## The problem
Only the lines from the start of the data through the line with "const mLeft = 213, mTop" belong in the copy. Restate them word for word, minus the pictures.

## Collected data

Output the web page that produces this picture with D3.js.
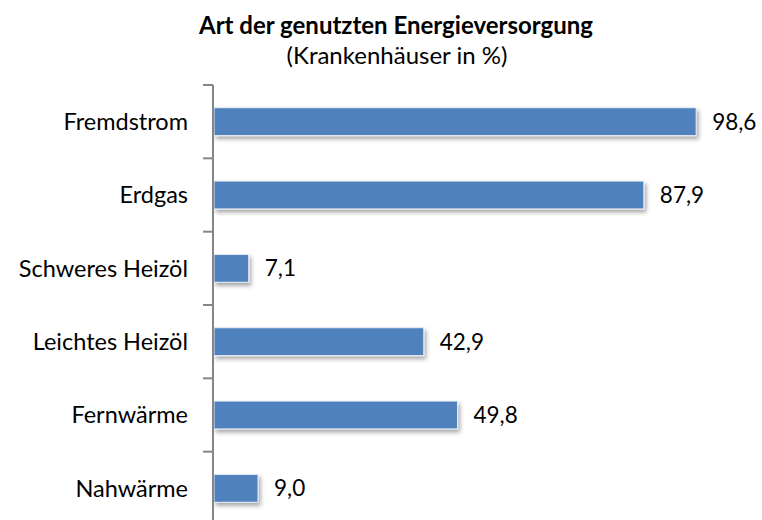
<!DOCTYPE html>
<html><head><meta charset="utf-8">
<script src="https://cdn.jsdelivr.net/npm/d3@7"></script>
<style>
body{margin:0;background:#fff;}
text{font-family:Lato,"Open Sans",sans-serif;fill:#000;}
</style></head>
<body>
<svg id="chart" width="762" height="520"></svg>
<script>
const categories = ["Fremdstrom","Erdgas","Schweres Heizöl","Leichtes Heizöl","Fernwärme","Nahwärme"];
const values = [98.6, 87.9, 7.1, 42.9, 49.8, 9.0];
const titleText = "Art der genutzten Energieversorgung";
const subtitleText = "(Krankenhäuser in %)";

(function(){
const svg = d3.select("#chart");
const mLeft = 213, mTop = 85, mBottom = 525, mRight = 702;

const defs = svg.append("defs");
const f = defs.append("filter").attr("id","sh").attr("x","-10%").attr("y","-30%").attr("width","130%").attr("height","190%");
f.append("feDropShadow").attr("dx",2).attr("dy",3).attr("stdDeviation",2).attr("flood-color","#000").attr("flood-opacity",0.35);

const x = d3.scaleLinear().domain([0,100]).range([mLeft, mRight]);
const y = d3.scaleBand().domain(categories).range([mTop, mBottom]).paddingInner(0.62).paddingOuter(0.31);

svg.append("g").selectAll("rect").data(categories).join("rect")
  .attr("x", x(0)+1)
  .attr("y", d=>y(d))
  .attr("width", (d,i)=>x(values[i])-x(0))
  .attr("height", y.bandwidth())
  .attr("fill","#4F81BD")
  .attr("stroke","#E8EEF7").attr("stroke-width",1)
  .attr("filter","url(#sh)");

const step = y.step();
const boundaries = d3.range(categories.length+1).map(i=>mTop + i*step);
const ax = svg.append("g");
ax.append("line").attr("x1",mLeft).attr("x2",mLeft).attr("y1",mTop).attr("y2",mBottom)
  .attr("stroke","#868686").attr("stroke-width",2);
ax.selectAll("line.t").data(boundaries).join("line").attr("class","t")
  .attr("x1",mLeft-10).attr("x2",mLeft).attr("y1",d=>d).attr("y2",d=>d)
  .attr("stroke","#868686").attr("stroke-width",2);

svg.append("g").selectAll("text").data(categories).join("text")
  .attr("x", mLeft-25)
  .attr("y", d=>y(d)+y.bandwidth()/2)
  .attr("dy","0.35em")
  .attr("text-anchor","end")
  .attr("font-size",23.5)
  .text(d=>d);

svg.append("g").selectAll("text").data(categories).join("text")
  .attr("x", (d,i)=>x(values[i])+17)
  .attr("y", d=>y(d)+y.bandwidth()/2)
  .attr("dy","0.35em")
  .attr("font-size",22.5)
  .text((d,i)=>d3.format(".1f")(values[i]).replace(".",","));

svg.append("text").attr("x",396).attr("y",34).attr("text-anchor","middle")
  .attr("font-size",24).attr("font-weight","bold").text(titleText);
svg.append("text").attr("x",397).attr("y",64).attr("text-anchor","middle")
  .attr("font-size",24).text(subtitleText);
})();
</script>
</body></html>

## Result for this exercise
Output the web page that produces this picture with D3.js.
<!DOCTYPE html>
<html><head><meta charset="utf-8">
<script src="https://cdn.jsdelivr.net/npm/d3@7"></script>
<style>
body{margin:0;background:#fff;}
text{font-family:Lato,"Open Sans",sans-serif;fill:#000;}
</style></head>
<body>
<svg id="chart" width="762" height="520"></svg>
<script>
const categories = ["Fremdstrom","Erdgas","Schweres Heizöl","Leichtes Heizöl","Fernwärme","Nahwärme"];
const values = [98.6, 87.9, 7.1, 42.9, 49.8, 9.0];
const titleText = "Art der genutzten Energieversorgung";
const subtitleText = "(Krankenhäuser in %)";

(function(){
const svg = d3.select("#chart");
const mLeft = 213, mTop = 85, mBottom = 525, mRight = 702;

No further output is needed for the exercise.